Isolating Israel

RAMALLAH – Israeli Prime Minister Binyamin Netanyahu certainly has reason to celebrate. He surprised nearly everyone by securing a decisive electoral victory, winning a third consecutive term in office after his right-wing Likud party gained a five-seat advantage in the Knesset over its main rival, the center-left Zionist Union.

Thursday, March 19, 2015
Daoud Kuttab

RAMALLAH – Israeli Prime Minister Binyamin Netanyahu certainly has reason to celebrate. He surprised nearly everyone by securing a decisive electoral victory, winning a third consecutive term in office after his right-wing Likud party gained a five-seat advantage in the Knesset over its main rival, the center-left Zionist Union. But the celebration is likely to be short. The way Netanyahu finagled this outcome – renouncing his commitment to a two-state solution with Palestine and pledging to continue building settlements on occupied land – will almost certainly have serious political and diplomatic consequences for Israel.

In recent years, Netanyahu’s hardline stance has increasingly undermined Israel’s international credibility, while convincing the Palestinians living in the occupied territories that a genuine agreement with Israel is impossible. (Indeed, Palestinians showed little interest in the outcome of this election.)

Now that Netanyahu has intensified his right-wing rhetoric – and been rewarded with another term in power – the international movement to isolate Israel will only gain momentum. After all, support for direct negotiations between Israel and Palestine no longer makes sense, even for Israel’s main ally, the United States, because the assumptions underlying this approach have been demolished.

The first such assumption was that both parties accepted the two-state solution as the general basis for a compromise agreement. And, indeed, at Bar Ilan University in 2009, Netanyahu declared his willingness to accept the creation of a Palestinian state, on the condition that it be demilitarized and that the Palestinians recognize Israel as the homeland of the Jewish people.

This is no longer the case: two days before the election, Netanyahu explicitly vowed that his government would never allow Palestinian statehood.

The second key assumption underlying peace negotiations was that Israel, as a democratic country, would not want to rule another people through military occupation – thereby denying them their basic human right of self-determination – in perpetuity. But Netanyahu has now shown that Israel is a democracy only for its Jewish citizens, dismissing Israel’s Arab citizens, who comprise 20% of the country’s population, in blatantly racist terms. In the last hours of the election, Netanyahu called on Jewish Israelis to turn out, because "the Arabs are voting in droves.”

By eliminating the two assumptions critical to negotiations with the Palestinians, Israel’s current leadership – and, indirectly, the majority of Israelis – has destroyed the thin veneer of legitimacy that the international community had erected around a country that has been occupying another people for nearly five decades. The justification for not censoring Israel too harshly in international institutions or using boycotts to punish Israel for war crimes is no longer valid.Obviously, some groups have long recognized the need for sterner measures.
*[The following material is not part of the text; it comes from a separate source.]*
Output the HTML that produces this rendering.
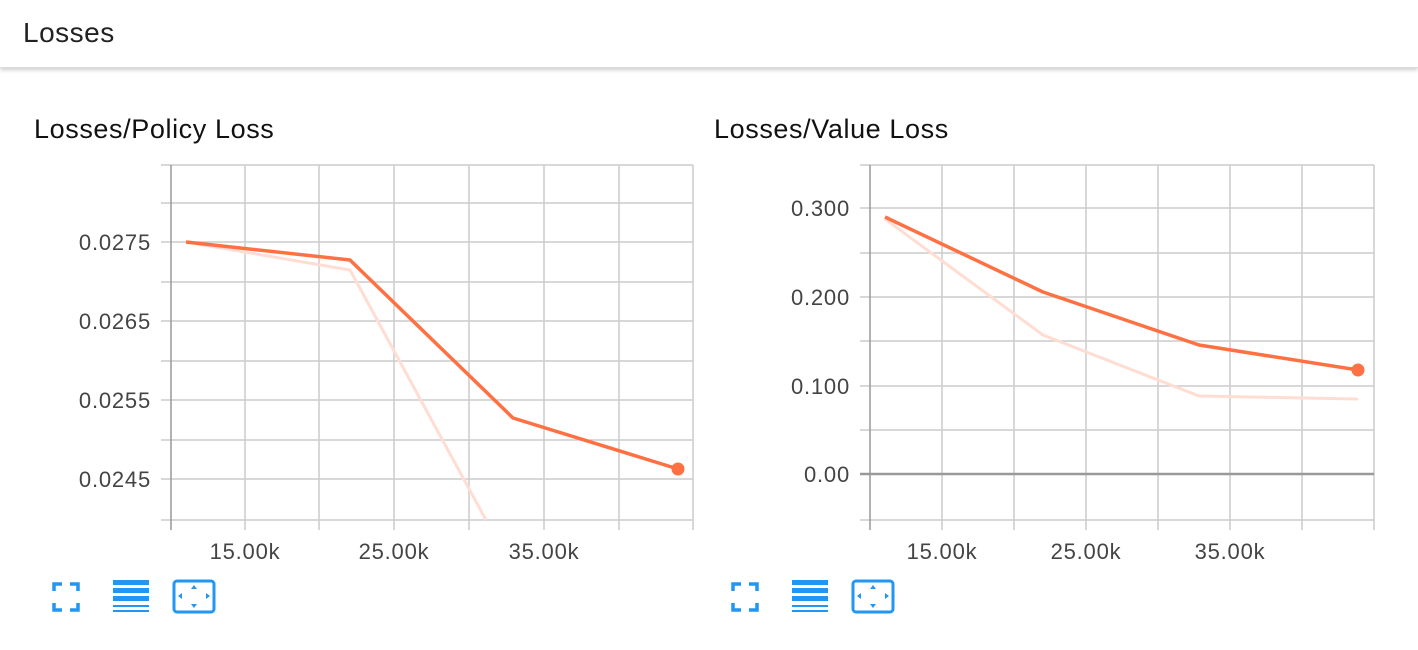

Most notably, in 2005 Palestinians living in the diaspora and others launched the international boycotts, divestment, and sanctions (BDS) movement, with the goal of compelling Israel to stop violating international law, particularly with its settlement policies. The BDS movement has met significant resistance in many parts of the world, owing to the belief that its tactics are unnecessary and unhelpful. That will now change.

Similarly, the US opposed the move by Palestine – a United Nations-recognized non-member observer state – to join the International Criminal Court (ICC). Despite the lack of progress in peace negotiations, American leaders continued to believe in Israel’s democracy and willingness to pursue a two-state solution. That, too, will change.

Simply put, now that Israel’s leaders have renounced their commitment to a negotiated peace with Palestine, the international community can no longer justify the prevailing approach.

Instead, it must live up to its professed values by isolating Israel politically and economically.

Moreover, world leaders should support Palestine’s efforts to resolve its conflicts with Israel through neutral international agencies like the ICC. And international forums like the United Nations Security Council must condemn Israel’s refusal to end its 47-year occupation, making it clear that the country will no longer benefit from a diplomatic double standard.

In 1990, when Saddam Hussein sent Iraqi forces to occupy Kuwait, claiming that he was retaking lost territory, the UN Security Council voted, based on chapter seven of the UN charter, to punish Iraq by imposing a strict financial and trade embargo. Likewise, when apartheid South Africa refused to provide its black majority with their fundamental human rights, the international community supported a major campaign of divestment and sanctions.

Today, Israel is relying on historical claims to occupy another people. Its government, which has revealed its racist underpinnings, is denying four million Palestinians basic rights, and even using military force against them. The international community needs to respond accordingly, intensifying boycotts, divestments, and sanctions, until Palestinians are allowed to live freely in a truly independent state alongside Israel.

Daoud Kuttab, a former professor at Princeton University and the founder and former director of the Institute of Modern Media at Al-Quds University in Ramallah, is a leading activist for media freedom in the Middle East.